Many of these new recruits are Nigerians, including some who switched to the prison service from other visa routes.
The Prison Officers Association has revealed cases of Nigerian recruits arriving at UK prisons with the assumption that accommodation would be provided.
The president of the POA, Mark Fairhurst, described a case where a recruit commuted 70 miles daily from Huddersfield to Nottingham before deciding it was cheaper to sleep in his car outside the prison.
At another location, some officers reportedly set up a camp in a wooded area near the prison after discovering they had to arrange housing independently.
“We have got problems with people who turn up at the gates with cases in tow and with their families saying to the staff: ‘Where is the accommodation?’,” Fairhurst said.
The country’s Ministry of Justice sources indicate that about 250 foreign nationals have so far been recruited into the UK prison service after Zoom interviews and vetting.
In 2023, a significant portion of the 3,500 monthly applicants were reportedly from Africa.

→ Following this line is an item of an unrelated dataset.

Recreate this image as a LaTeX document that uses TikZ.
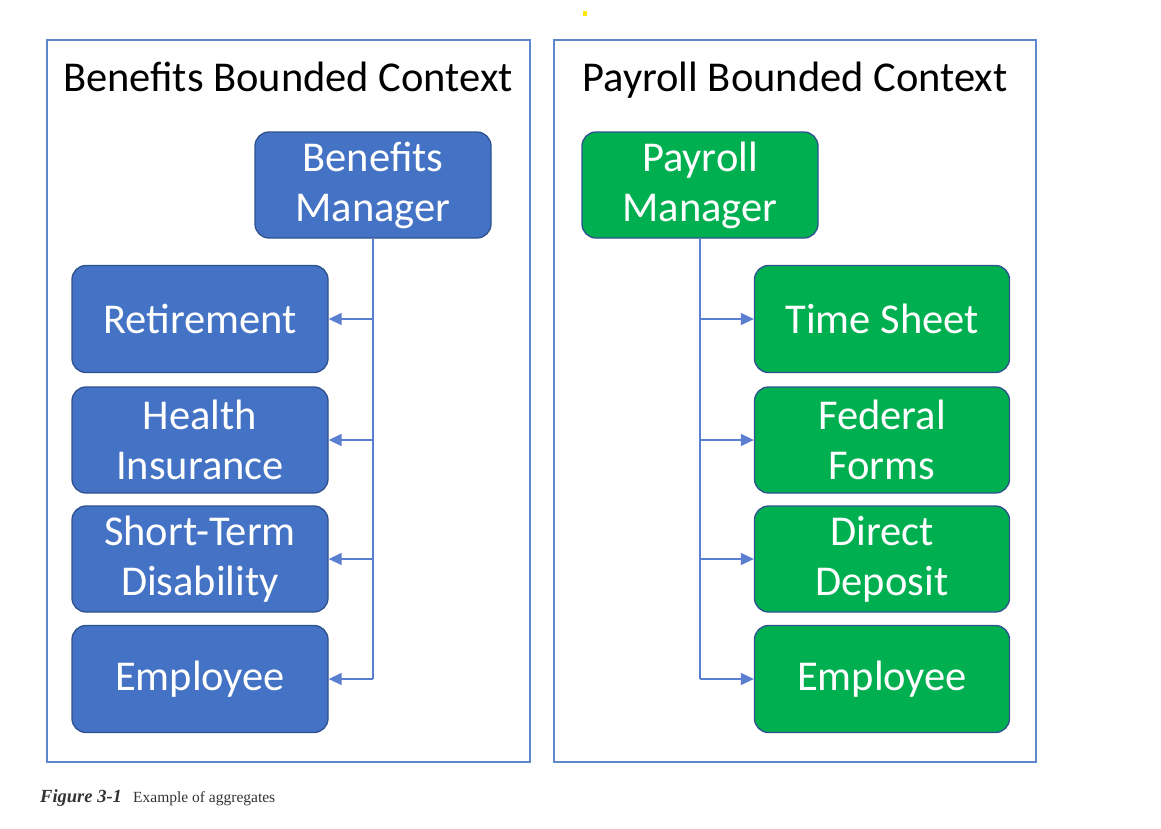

The president of the Prison Governors Association, Tom Wheatley, attributed the surge to word-of-mouth promotion by Nigerians already working in the UK.
“It’s turned into an approach that has been promoted online by the expat Nigerian community,” Wheatley said.
However, he acknowledged challenges, including language barriers and difficulties integrating foreign recruits into rural communities.
Despite these issues, the UK prison service insists its recruitment and training processes are robust.
A Prison Service spokesman told The Telegraph that “all staff – regardless of nationality – undergo robust assessments and training before they work in prisons. Our strengthened vetting process roots out those who fall below our high standards.”
Meanwhile, the reliance on virtual interviews has also drawn criticism, with some questioning the suitability of officers recruited this way.
Fairhurst has urged the prison service to return to face-to-face interviews, arguing that six weeks of training is insufficient for recruits to manage prisoners effectively.